[Entries with chart source code]

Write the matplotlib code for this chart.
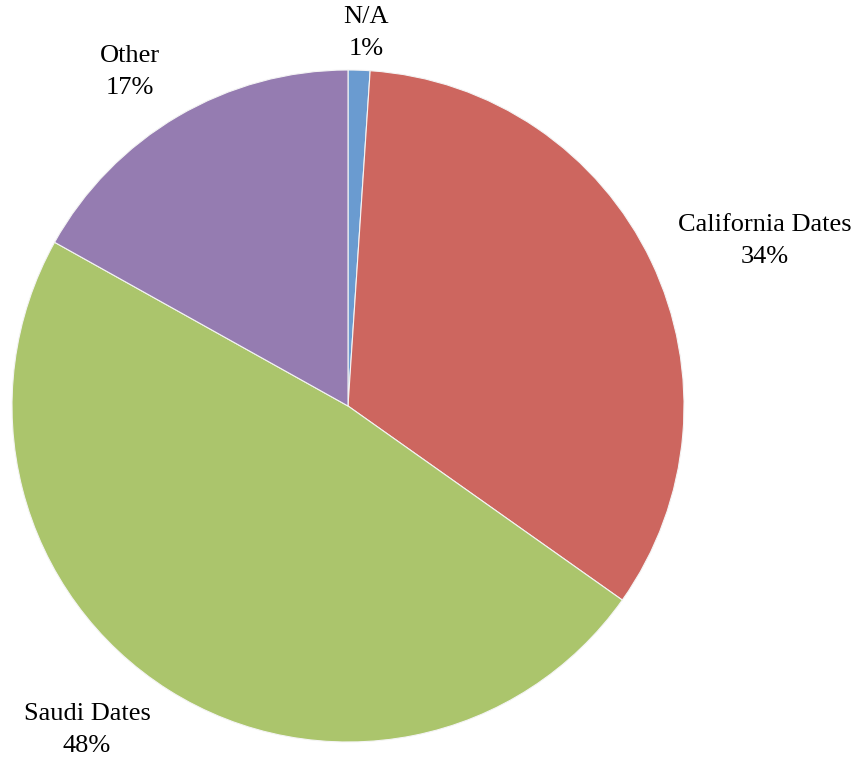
import matplotlib
matplotlib.use('Agg')
import matplotlib.pyplot as plt

# share of responses by date type
labels = ['N/A', 'California Dates', 'Saudi Dates', 'Other']
values = [1.05, 33.75, 48.3, 16.9]
colors = ['#6A9BD0', '#CD665F', '#ABC56C', '#957CB1']
pct_labels = ['1%', '34%', '48%', '17%']
label_pos = [(366, 33), (765, 241), (87, 730), (130, 72)]

plt.rcParams['font.family'] = ['Liberation Serif', 'DejaVu Serif']

fig = plt.figure(figsize=(8.57, 7.59), dpi=100)
ax = fig.add_axes([0, 0, 1, 1])

# y axis is inverted, so counterclock=True draws clockwise on screen
ax.pie(values, colors=colors, startangle=-90, counterclock=True,
       center=(348, 406), radius=336, frame=True,
       wedgeprops={'edgecolor': '#F4F4F4', 'linewidth': 0.8})
ax.set_xlim(0, 857)
ax.set_ylim(759, 0)
ax.set_aspect('equal')
ax.axis('off')

for lab, pct, (x, y) in zip(labels, pct_labels, label_pos):
    ax.text(x, y, lab + '\n' + pct, ha='center', va='center',
            fontsize=19, linespacing=1.6, color='black')

fig.savefig('out.png', dpi=100)
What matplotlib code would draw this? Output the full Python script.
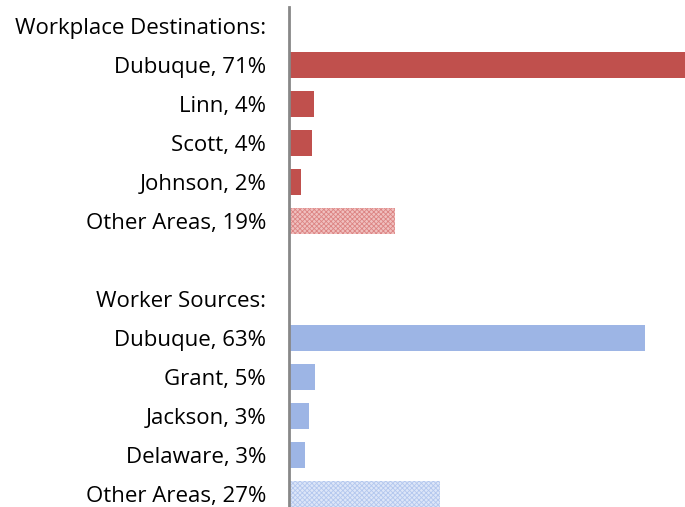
import matplotlib
matplotlib.use("Agg")
from matplotlib import pyplot as plt
import numpy as np

# rows top to bottom; None = header / spacer row without a bar
labels = ["Workplace Destinations:", "Dubuque, 71%", "Linn, 4%", "Scott, 4%",
          "Johnson, 2%", "Other Areas, 19%", "",
          "Worker Sources:", "Dubuque, 63%", "Grant, 5%", "Jackson, 3%",
          "Delaware, 3%", "Other Areas, 27%"]
values = [None, 71, 4.5, 4.2, 2.2, 19, None,
          None, 63.8, 4.6, 3.5, 2.8, 27]
groups = [None, "dest", "dest", "dest", "dest", "dest_other", None,
          None, "src", "src", "src", "src", "src_other"]

plt.rcParams['font.family'] = ['Open Sans', 'DejaVu Sans']
plt.rcParams['hatch.linewidth'] = 0.6

styles = {
    "dest": dict(color="#c0504d"),
    "dest_other": dict(facecolor="#f0c0bf", edgecolor="#dc8483", hatch="xxxxxxx", linewidth=0),
    "src": dict(color="#9db5e5"),
    "src_other": dict(facecolor="#dde6f8", edgecolor="#b3c7ee", hatch="xxxxxxx", linewidth=0),
}

fig = plt.figure(figsize=(6.85, 5.07), dpi=100)
ax = fig.add_axes([0.422, -0.013, 0.578, 1.0])

y = np.arange(len(labels))
for yi, v, g in zip(y, values, groups):
    if v is None:
        continue
    ax.barh(yi, v, height=0.65, **styles[g])

ax.set_ylim(len(labels) - 0.5, -0.5)
ax.set_xlim(0, 71)
ax.set_yticks(y)
ax.set_yticklabels(labels, fontsize=16)
ax.tick_params(axis="y", length=0, pad=16.5)
ax.set_xticks([])
for s in ["top", "right", "bottom"]:
    ax.spines[s].set_visible(False)
ax.spines["left"].set_color("#888888")
ax.spines["left"].set_linewidth(2)

fig.savefig("out.png", dpi=100)
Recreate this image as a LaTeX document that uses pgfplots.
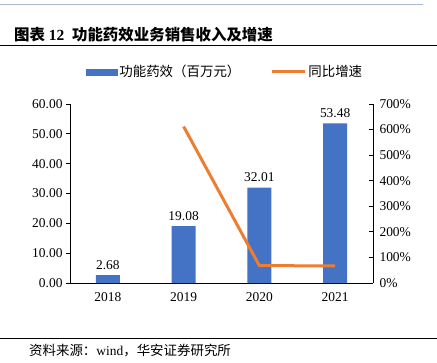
\documentclass[border=0pt]{standalone}
\usepackage{fontspec}
\setmainfont{Liberation Serif}
\newfontfamily\cjk{Noto Sans CJK SC}
\usepackage{pgfplots}
\pgfplotsset{compat=1.18}
\definecolor{barblue}{HTML}{4472C4}
\definecolor{lineorange}{HTML}{ED7D31}
\definecolor{topline}{HTML}{A9B8CF}
\begin{document}
\begin{tikzpicture}[x=1bp,y=1bp]
\useasboundingbox (0,0) rectangle (437,362);
\draw[topline, line width=1bp] (0,357) -- (423,357);
\node[anchor=west, inner sep=0pt, font=\fontsize{15.5}{17}\selectfont\bfseries] at (14,327) {{\cjk 图表} 12\ \ {\cjk 功能药效业务销售收入及增速}};
\draw[line width=0.9bp] (0,317) -- (437,317);
\draw[line width=0.9bp] (0,24) -- (437,24);
\node[anchor=west, inner sep=0pt, font=\fontsize{13.5}{15}\selectfont] at (29,11) {{\cjk 资料来源：}wind{\cjk ，华安证券研究所}};

\begin{axis}[
  at={(70bp,79bp)}, anchor=south west, scale only axis,
  width=303bp, height=179bp,
  xmin=-0.5, xmax=3.5, ymin=0, ymax=60,
  axis y line*=left, axis x line*=bottom,
  axis line style={line width=0.8bp, -},
  xtick={0,1,2,3}, xticklabels={2018,2019,2020,2021},
  x tick style={draw=none},
  extra x ticks={0.5,1.5,2.5}, extra x tick labels={},
  extra x tick style={tick style={draw=black, line width=0.8bp}, major tick length=4bp, tick align=outside},
  ytick={0,10,...,60},
  y tick style={line width=0.8bp, black},
  major tick length=4bp, tick align=outside,
  ticklabel style={font=\fontsize{13.5}{15}\selectfont},
  /pgf/number format/assume math mode=true,
  yticklabel style={/pgf/number format/.cd, fixed, fixed zerofill, precision=2},
  xticklabel style={yshift=-2bp},
  ybar, bar width=24bp,
  nodes near coords,
  every node near coord/.append style={yshift=2bp, font=\fontsize{13.5}{15}\selectfont, /pgf/number format/.cd, fixed, fixed zerofill, precision=2, assume math mode=true},
  clip=false,
]
\addplot[fill=barblue, draw=none] coordinates {(0,2.68) (1,19.08) (2,32.01) (3,53.48)};
\end{axis}

\begin{axis}[
  at={(70bp,79bp)}, anchor=south west, scale only axis,
  width=303bp, height=179bp,
  xmin=-0.5, xmax=3.5, ymin=0, ymax=700,
  axis y line*=right, axis x line=none,
  axis line style={line width=0.8bp, -},
  ytick={0,100,...,700},
  yticklabel={\pgfmathprintnumber{\tick}\%},
  yticklabel style={xshift=3bp},
  y tick style={line width=0.8bp, black},
  major tick length=4bp, tick align=inside,
  ticklabel style={font=\fontsize{13.5}{15}\selectfont},
  /pgf/number format/assume math mode=true,
  legend columns=2,
  legend style={at={(0.052,1.179)}, anchor=west, draw=none, fill=none, inner sep=0pt,
    font=\cjk\fontsize{13.5}{15}\selectfont, /tikz/every even column/.append style={column sep=28bp}},
  legend cell align=left,
]
\addlegendimage{legend image code/.code={\fill[barblue] (0bp,-3bp) rectangle (31bp,3bp);}}
\addlegendentry{功能药效（百万元）}
\addplot[lineorange, line width=3bp, no markers,
  legend image code/.code={\draw[lineorange, line width=3bp] (0bp,0bp) -- (33bp,0bp);}]
  coordinates {(1,612.0) (2,67.8) (3,67.1)};
\addlegendentry{同比增速}
\end{axis}
\end{tikzpicture}
\end{document}
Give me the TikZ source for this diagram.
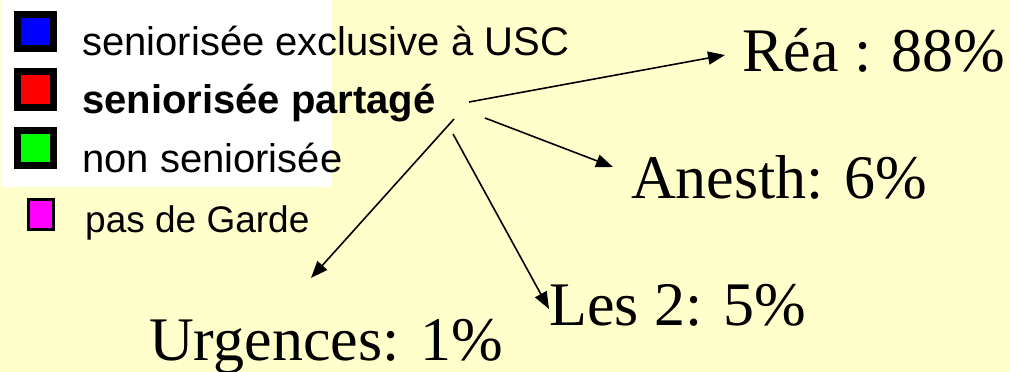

TASK INSTRUCTIONS — In the listing above, find the line with "What matplotlib code" and the line with "import numpy as np". Set down exactly those lines and everything between them, skipping pictures.

OUTPUT —
What matplotlib code would draw this? Output the full Python script.
import matplotlib
matplotlib.use("Agg")
from matplotlib import pyplot as plt
import numpy as np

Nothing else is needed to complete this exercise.